If you've been reassigned by your current employer to an office in another part of the country -- or if you're obtaining new employment that requires you to move residences -- you may be debating the pros and cons of such a move. Often, employers can tilt the balance in their favor by offering relocation assistance or a signing bonus in exchange for a quick start date. Because the acceptance of this type of arrangement can have tax consequences, there are a number of factors you'll want to take into consideration before making your final decision. Read on to learn more about what you'll need to ask before accepting a relocation package or signing bonus.
What expenses will be reimbursed?
In many cases, your employer will offer to reimburse the expenses you incur during the moving process. The amount of such assistance can be capped at a certain figure, or may simply be based on all reasonable costs you submit for reimbursement. In other cases, your employer may simply offer you a signing bonus or flat amount of cash that can be used in part to cover your moving costs.
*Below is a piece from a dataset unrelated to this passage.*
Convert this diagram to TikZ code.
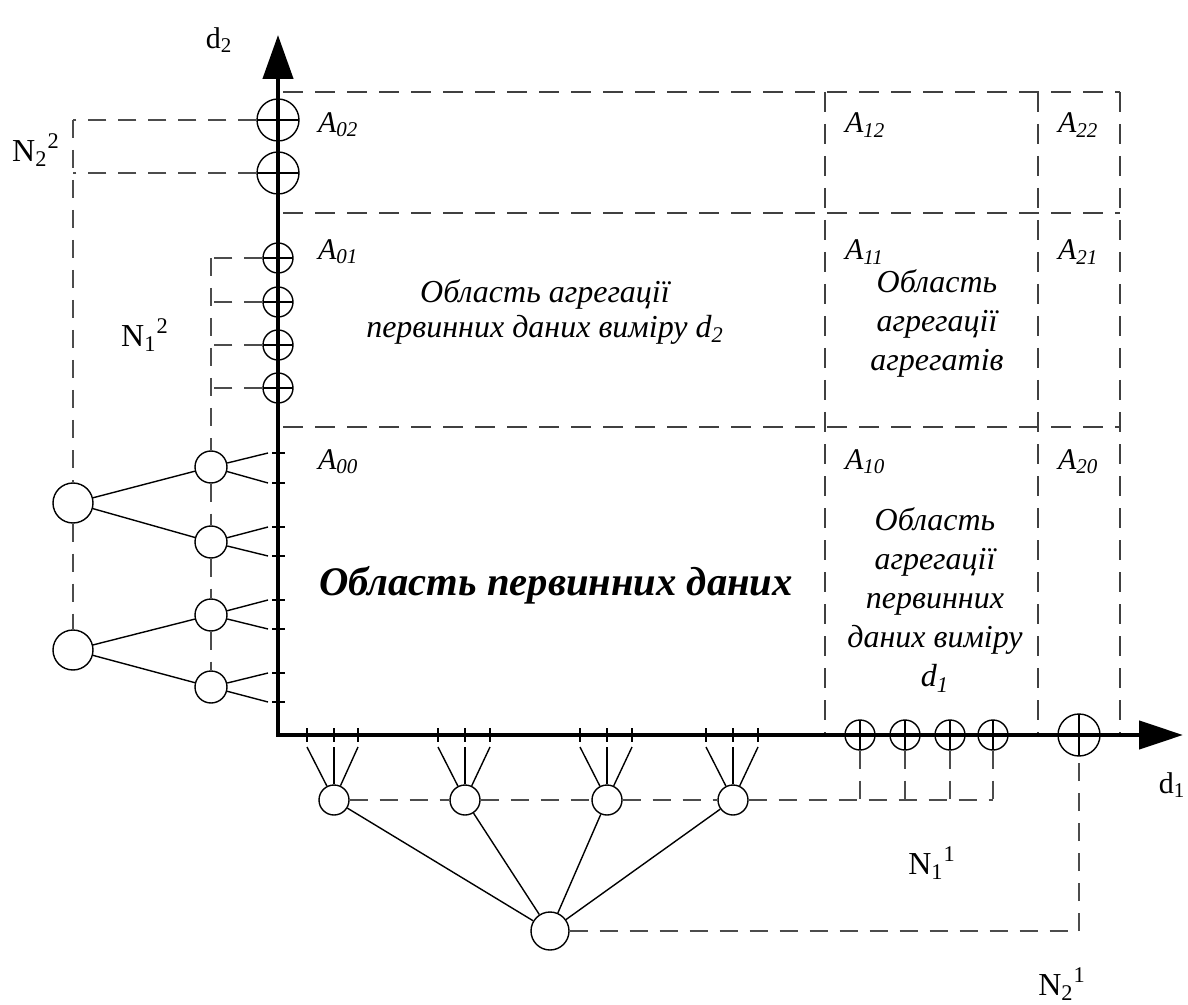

Although you may be interested in only the bottom line, it's important to determine precisely what type of arrangement your employer is offering rather than simply agreeing to a specific dollar amount. In some cases, you may owe no income tax on the funds provided by your employer, while in other situations you may be taxed at your highest marginal rate.
- If you're required to document and submit expenses for reimbursement:
If your employer won't reimburse you until you've documented your expenses, it's likely that this is a "qualified plan" under IRS rules. This means that any costs that would be deductible from your federal income taxes if you paid them yourself are not taxable to you as income if paid by your employer. However, you may still be responsible for taxes on non-deductible costs, like down payment assistance or meals eaten on the road.
- If you're not required to document expenses up to a certain dollar amount
If you're required to document expenses and seek reimbursement only after your expenses exceed a certain dollar amount, your tax situation can become more complicated. In general, you'll be taxed on any funds received from your employer that weren't used for qualified, deductible moving expenses. Documenting these funds to ensure that you're treating them correctly for tax purposes can be a complex task, so you'll want to consult a certified public accountant (CPA) to prepare your taxes for the year of your move.
- If you're given a flat cash amount or signing bonus
If you're given money for the express purpose of relocating your home, but are not required to provide any documentation of how the funds were spent, you'll be unable to deduct your moving expenses yourself and will also be taxed on any funds that weren't used for deductible moving expenses.
If this compensation is instead framed as a signing bonus (rather than relocation assistance), it will be treated like other bonuses and taxed at your highest marginal rate. However, you'll then be able to deduct the costs you spent while moving, as the funds received from your employer were not intended to pay for your move.
Can you choose between relocation assistance and a higher starting salary?
In some situations (particularly if your relocation assistance or signing bonus will be taxed at your highest marginal rate) you may be better served by negotiating a slightly higher starting salary rather than seeking relocation assistance. A higher starting salary can be used as a base for incremental raises in the future -- and the higher your beginning salary, the more your periodic adjustments will add up. A higher salary will also help you minimize your taxes by spreading out this income over a longer period of time.